TASK DESCRIPTION → Find the word "that" in the records below. List each line containing it.

DATA FOR THE TASK →
◆ ◆ ◆

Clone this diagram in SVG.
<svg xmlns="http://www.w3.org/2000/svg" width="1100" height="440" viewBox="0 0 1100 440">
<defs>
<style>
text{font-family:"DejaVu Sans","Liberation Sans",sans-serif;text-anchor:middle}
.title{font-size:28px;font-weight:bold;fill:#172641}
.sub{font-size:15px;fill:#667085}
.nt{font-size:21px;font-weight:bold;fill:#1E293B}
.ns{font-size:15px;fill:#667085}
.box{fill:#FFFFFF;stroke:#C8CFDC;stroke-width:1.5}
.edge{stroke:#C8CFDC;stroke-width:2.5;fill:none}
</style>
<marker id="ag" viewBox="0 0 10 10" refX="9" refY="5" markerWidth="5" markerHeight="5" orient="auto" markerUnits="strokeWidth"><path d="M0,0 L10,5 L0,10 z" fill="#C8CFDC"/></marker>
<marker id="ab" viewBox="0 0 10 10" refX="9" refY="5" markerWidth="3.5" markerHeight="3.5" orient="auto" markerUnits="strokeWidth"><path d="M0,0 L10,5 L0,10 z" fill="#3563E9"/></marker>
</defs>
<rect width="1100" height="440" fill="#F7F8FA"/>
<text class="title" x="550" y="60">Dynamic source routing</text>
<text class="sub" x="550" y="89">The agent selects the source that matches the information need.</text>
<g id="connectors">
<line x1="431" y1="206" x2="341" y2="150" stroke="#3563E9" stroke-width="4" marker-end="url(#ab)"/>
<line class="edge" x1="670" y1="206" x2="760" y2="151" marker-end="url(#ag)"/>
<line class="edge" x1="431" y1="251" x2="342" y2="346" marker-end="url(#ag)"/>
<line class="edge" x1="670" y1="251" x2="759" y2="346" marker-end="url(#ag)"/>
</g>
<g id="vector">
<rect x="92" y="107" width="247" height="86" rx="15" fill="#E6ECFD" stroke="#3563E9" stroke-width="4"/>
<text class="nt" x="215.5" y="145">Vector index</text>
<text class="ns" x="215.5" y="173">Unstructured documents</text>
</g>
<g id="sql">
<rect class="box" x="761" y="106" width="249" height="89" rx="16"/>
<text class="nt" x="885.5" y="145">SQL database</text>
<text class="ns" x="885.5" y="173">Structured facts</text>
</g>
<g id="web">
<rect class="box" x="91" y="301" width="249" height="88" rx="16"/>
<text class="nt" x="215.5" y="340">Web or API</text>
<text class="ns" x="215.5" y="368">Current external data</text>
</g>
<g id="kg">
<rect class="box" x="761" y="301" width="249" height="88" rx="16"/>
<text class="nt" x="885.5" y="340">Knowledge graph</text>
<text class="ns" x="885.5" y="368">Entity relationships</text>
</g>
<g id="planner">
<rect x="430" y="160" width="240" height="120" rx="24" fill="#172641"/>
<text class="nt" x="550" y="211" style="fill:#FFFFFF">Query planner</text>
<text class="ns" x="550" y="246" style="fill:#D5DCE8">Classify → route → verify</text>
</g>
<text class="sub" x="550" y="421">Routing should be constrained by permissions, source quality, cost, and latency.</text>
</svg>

◆ ◆ ◆

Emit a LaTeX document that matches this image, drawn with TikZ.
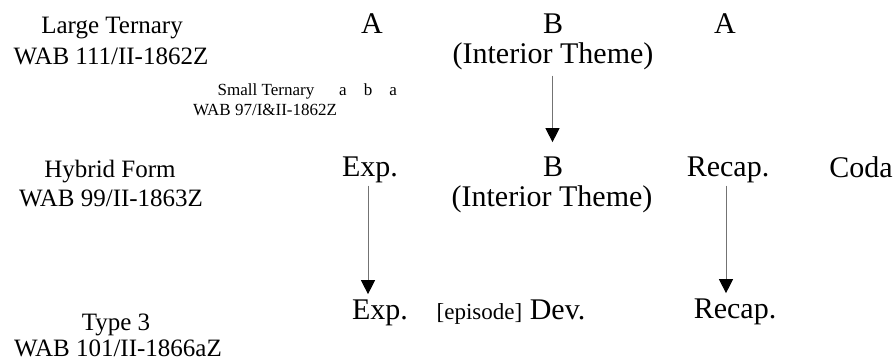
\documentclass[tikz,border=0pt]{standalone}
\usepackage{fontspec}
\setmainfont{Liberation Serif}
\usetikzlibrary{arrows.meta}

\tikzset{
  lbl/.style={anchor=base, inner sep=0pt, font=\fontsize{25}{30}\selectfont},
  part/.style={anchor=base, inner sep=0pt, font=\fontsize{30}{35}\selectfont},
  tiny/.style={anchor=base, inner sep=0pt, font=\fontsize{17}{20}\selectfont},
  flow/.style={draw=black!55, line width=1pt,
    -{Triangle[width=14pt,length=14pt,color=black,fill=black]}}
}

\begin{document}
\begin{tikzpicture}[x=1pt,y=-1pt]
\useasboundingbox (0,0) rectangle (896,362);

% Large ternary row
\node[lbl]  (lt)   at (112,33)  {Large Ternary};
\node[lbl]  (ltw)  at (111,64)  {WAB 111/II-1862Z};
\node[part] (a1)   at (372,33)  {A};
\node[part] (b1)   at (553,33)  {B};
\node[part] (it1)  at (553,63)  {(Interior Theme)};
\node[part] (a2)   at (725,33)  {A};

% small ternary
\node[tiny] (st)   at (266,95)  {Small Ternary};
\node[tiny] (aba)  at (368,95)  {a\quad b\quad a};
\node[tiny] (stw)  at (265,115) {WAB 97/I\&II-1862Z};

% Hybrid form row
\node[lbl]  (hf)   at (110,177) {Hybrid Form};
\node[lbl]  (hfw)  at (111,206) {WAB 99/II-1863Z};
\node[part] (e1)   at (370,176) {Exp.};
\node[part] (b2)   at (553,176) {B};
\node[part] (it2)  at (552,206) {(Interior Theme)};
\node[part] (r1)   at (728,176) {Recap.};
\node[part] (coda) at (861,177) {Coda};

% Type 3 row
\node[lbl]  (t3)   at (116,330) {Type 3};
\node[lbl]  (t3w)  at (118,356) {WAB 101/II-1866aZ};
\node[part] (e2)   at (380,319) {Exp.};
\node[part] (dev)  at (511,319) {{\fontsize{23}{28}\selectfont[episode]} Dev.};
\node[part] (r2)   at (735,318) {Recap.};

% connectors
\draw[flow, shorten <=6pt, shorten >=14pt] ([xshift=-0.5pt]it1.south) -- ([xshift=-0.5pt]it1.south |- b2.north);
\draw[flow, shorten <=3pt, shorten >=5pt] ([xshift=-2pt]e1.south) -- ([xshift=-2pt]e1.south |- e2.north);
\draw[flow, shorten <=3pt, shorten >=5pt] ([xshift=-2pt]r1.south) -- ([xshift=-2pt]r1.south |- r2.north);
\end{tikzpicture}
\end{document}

◆ ◆ ◆

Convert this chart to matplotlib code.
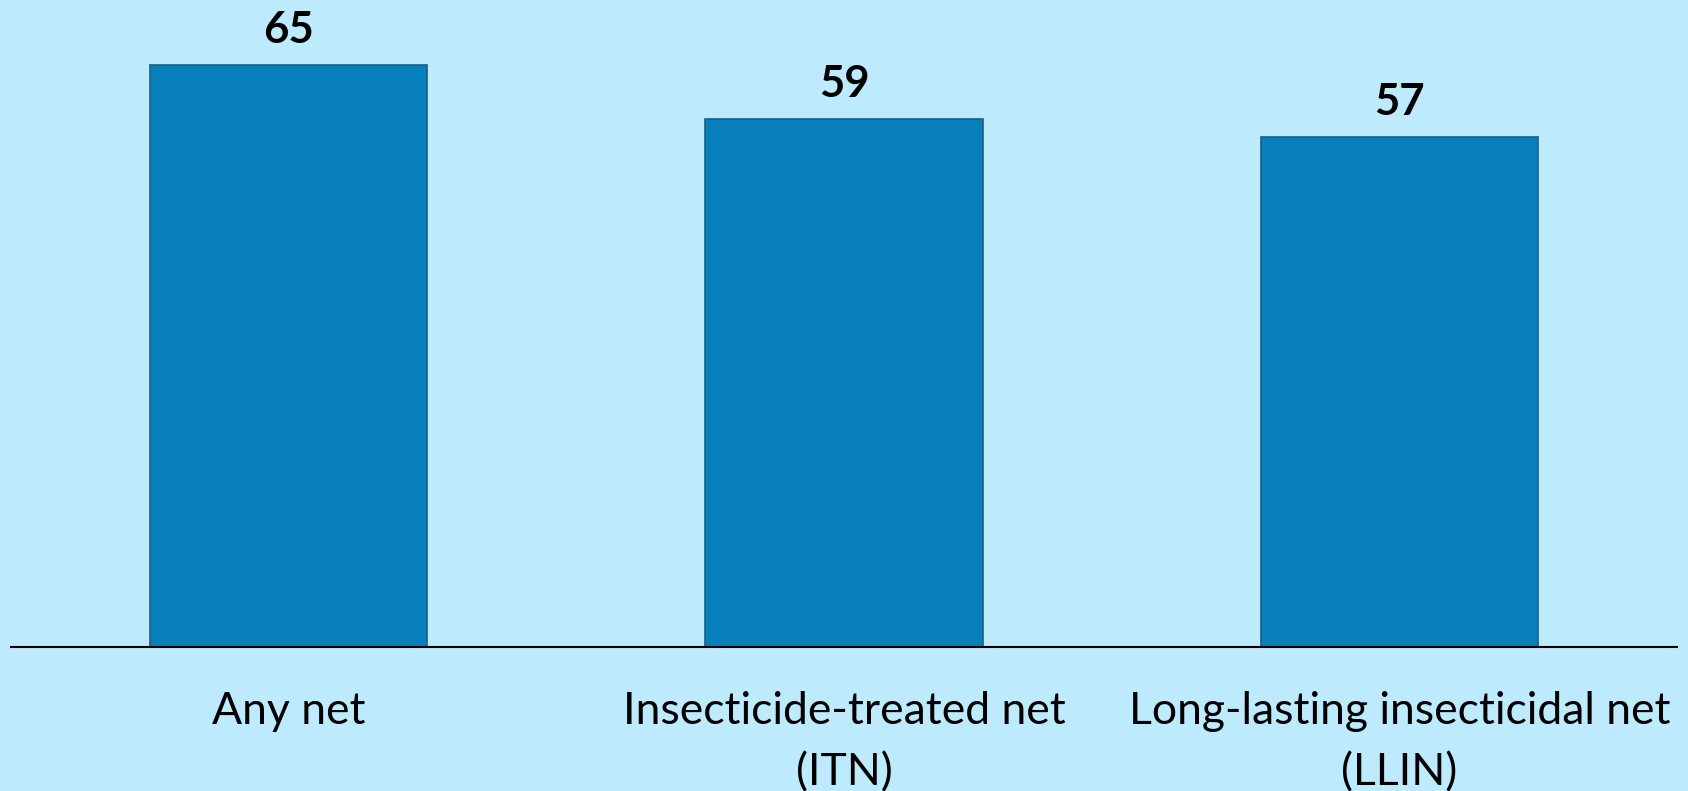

◆ ◆ ◆

THE SOLUTION →
<text class="sub" x="550" y="89">The agent selects the source that matches the information need.</text>
Emit a LaTeX document that matches this image, drawn with TikZ.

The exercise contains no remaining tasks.